With Atlanta, he’ll be free to move without the ball and find holes in the defense, but only if he studies how the best shooters lull defenses to sleep before launching those deep bombs. It’s a new skill for Young, whose off-ball movement mostly comprised of running toward the ball to get it back in his pre-NBA career.

One way the Hawks’ coaching staff can get Young moving without the ball is to install specific plays that generate open shots for him after some of that off-ball movement. In Wednesday’s preseason game against the San Antonio Spurs, head coach Lloyd Pierce broke out an old favorite across the league when Atlanta ran a Hammer set to open the third quarter.

Long before Pierce arrived to take over the Hawks from Mike Budenholzer, the team’s offense had always included a lot of the same movement and motion at the top of the key to begin half-court possessions. The initial ball and man movement that leads to the Taurean Prince-Alex Len pick-and-roll is standard issue for Atlanta dating back to the Budenholzer days, when the Hawks would take advantage of sleeping defenses to get Kyle Korver open threes early in the shot clock. This sort of action doesn’t get them an open shot every time, but it gets the defense moving and forces them to defend for more time, leading to a higher chance of a defensive breakdown.

When the Hawks get nothing out of the initial screening action, they move into a standard spread pick-and-roll, with Prince handling and Len stepping up to set the screen. Young is on the weak-side wing and drawing quite a bit of attention, but Vince Carter isn’t – his man is responsible for helping on the pick-and-roll to make sure Len doesn’t just walk in for a dunk. Carter knows this, so he steps up into what’s known as a “hammer” screen for Young, in which the screener sets a back screen for a shooter to float from the wing into the corner, where the ball finds him for an open three.

This sort of set play is precisely what the Hawks are going to need to do to get Young going early in his career while he’s still developing the other aspects of his game that will allow him to become something similar to Curry. He’s not going to be able to dance and pull up over most point guards, but Atlanta can get Young his threes through his off-ball movement and the rest of the team’s passing ability.

In that vein, there are a handful of other plays the Hawks can draw from other teams’ playbooks to take advantage of Young’s shooting prowess. One such set is a double screen-the-screener set the Denver Nuggets like to run for Jamal Murray:

It seems counterintuitive, but a major part of a shooter’s repertoire in the modern NBA is his ability to set screens. No longer only reserved for big men, shooters who can effectively screen for their teammates find themselves open consistently as defenses instinctively flock toward the basket to help on an open cutter. This is part of what makes Curry great — he led all point guards in screen assists per game last season — and the essence of what gets Murray open in the above clip.
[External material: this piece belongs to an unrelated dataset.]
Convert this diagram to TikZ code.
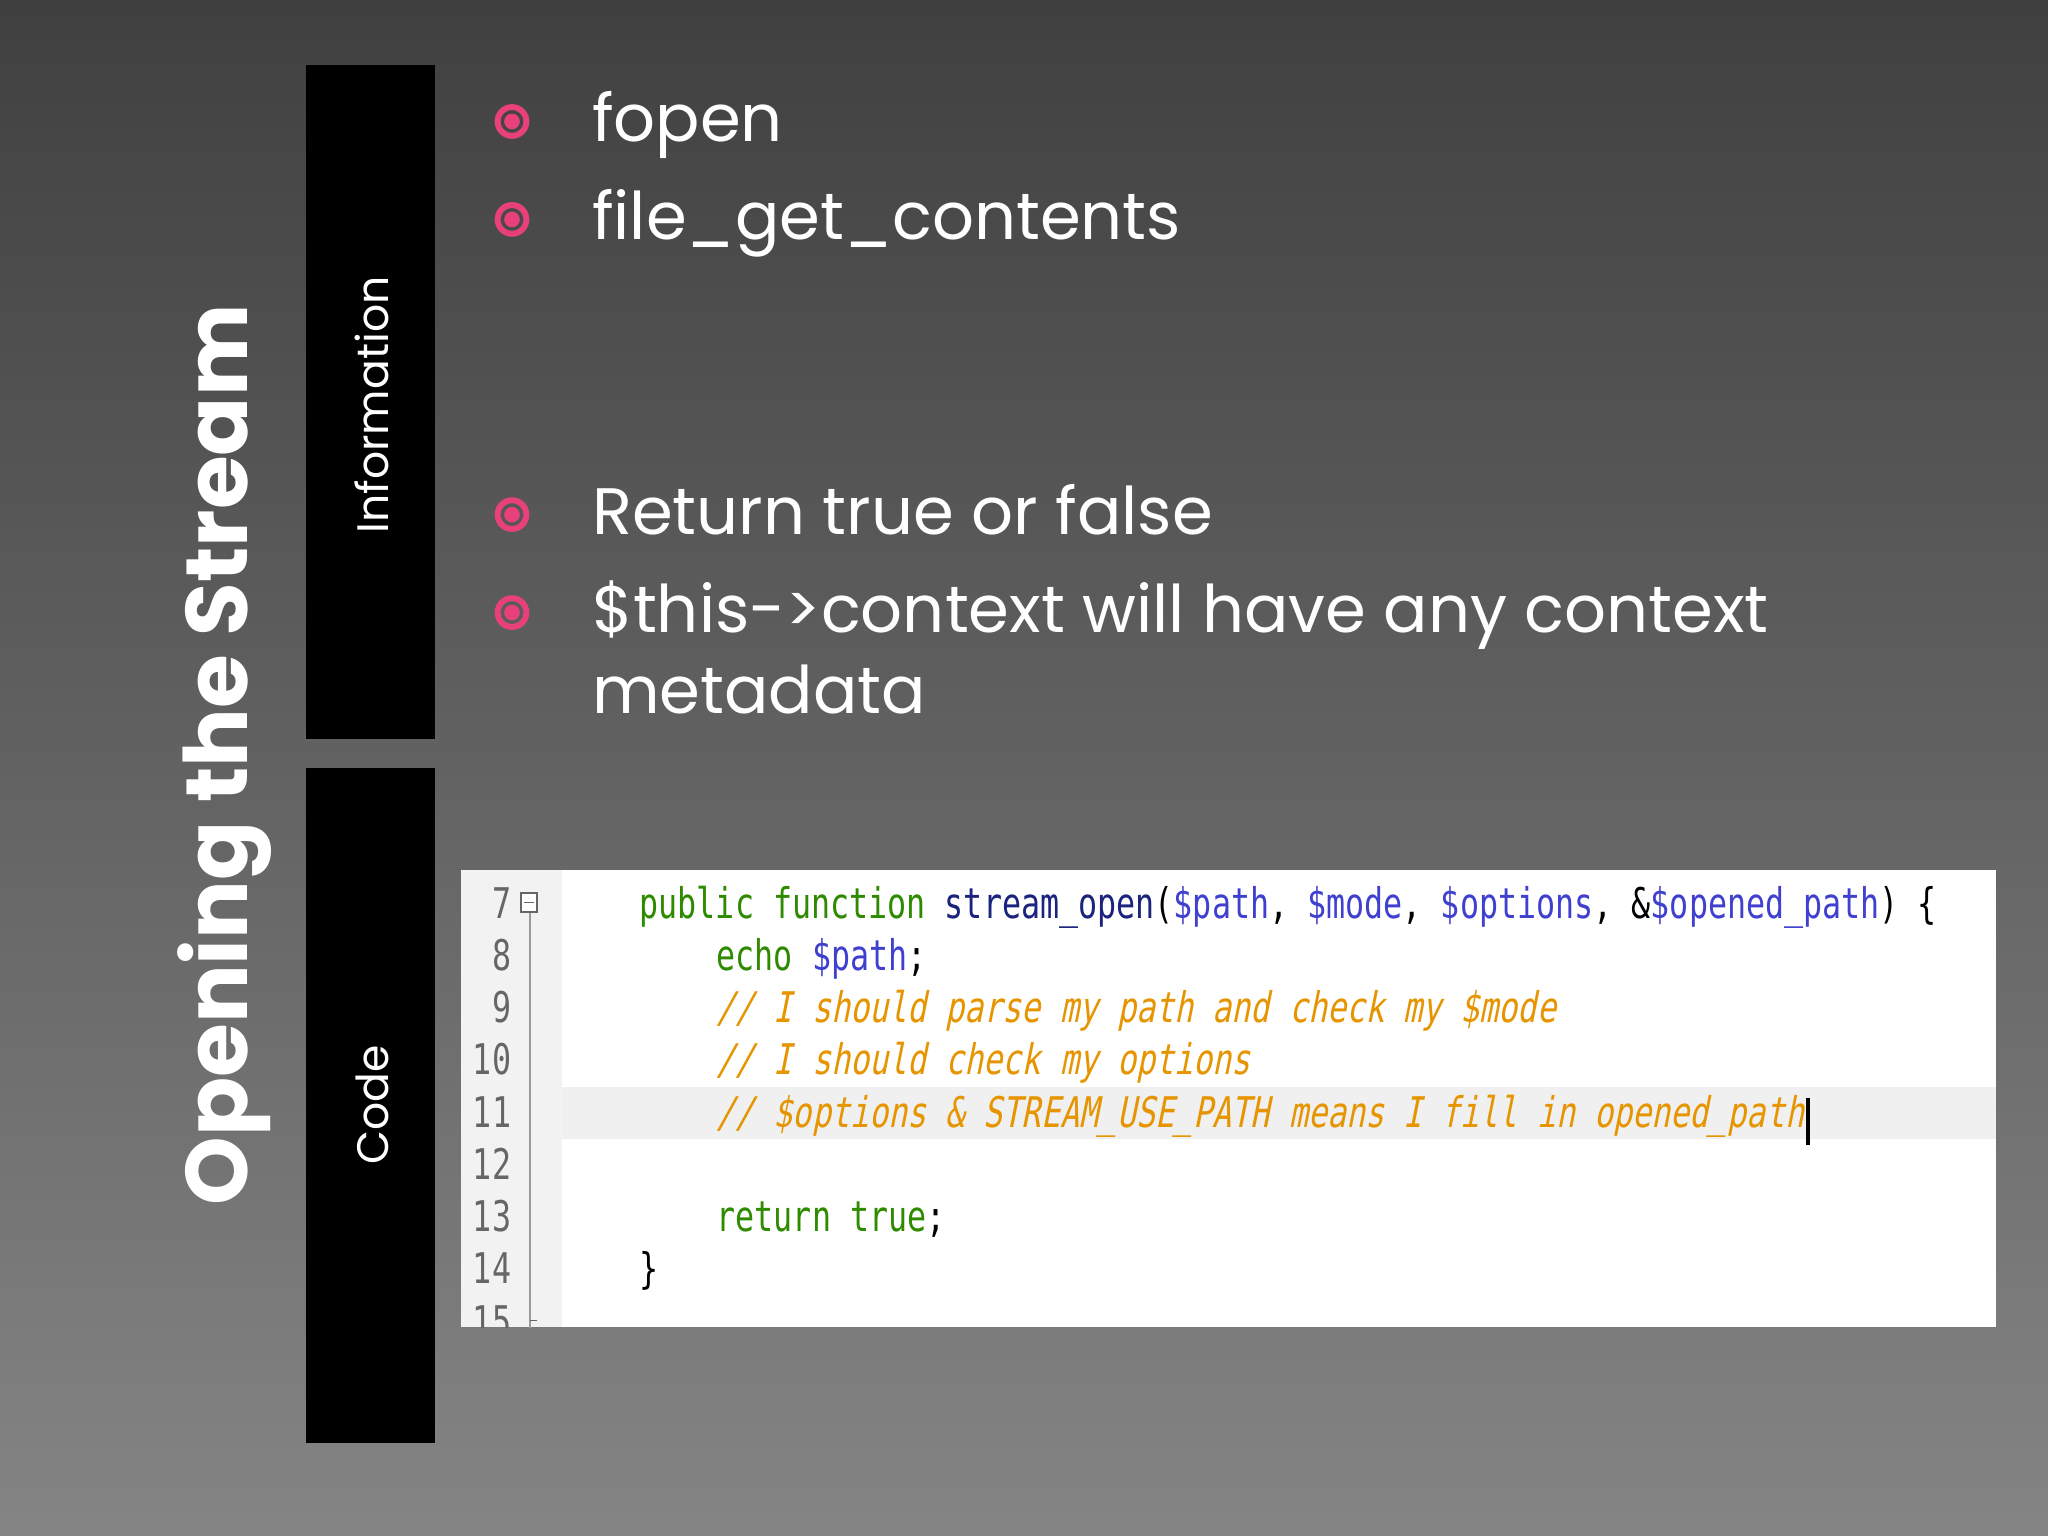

Thus far, the Hawks have not included Young in screening action, but even at his small stature, they should be able to effectively use him in a similar way to generate open shots for Young and his teammates. It’s not a foreign concept to Pierce, either; the Philadelphia 76ers (who employed Pierce for the past five seasons) constantly use J.J. Redick’s screening to open him up on the perimeter.

Young isn’t physically ready to step into the NBA and continue his same style of play and shot selection he showed at Oklahoma. The Hawks will have to work with him on the mental side of the game as well, specifically with respect to his movement and reading of the game when the ball isn’t in his hands. He has the intellect to understand the game at a high level, as we’ve seen from his passing and playmaking ability, but rewiring his instincts to move without the ball and constantly be searching for small holes in the defense will take some work early in the year.

For now, it’ll come down to set plays from the coaching staff to get Young moving without the ball. Eventually, the club is hopeful that he can emulate some of the best shooters in the league in their instinctive movement and repositioning along the perimeter, at which point Young could rightfully join Curry, Murray, and others in the elite tier of shooting point guards in the NBA.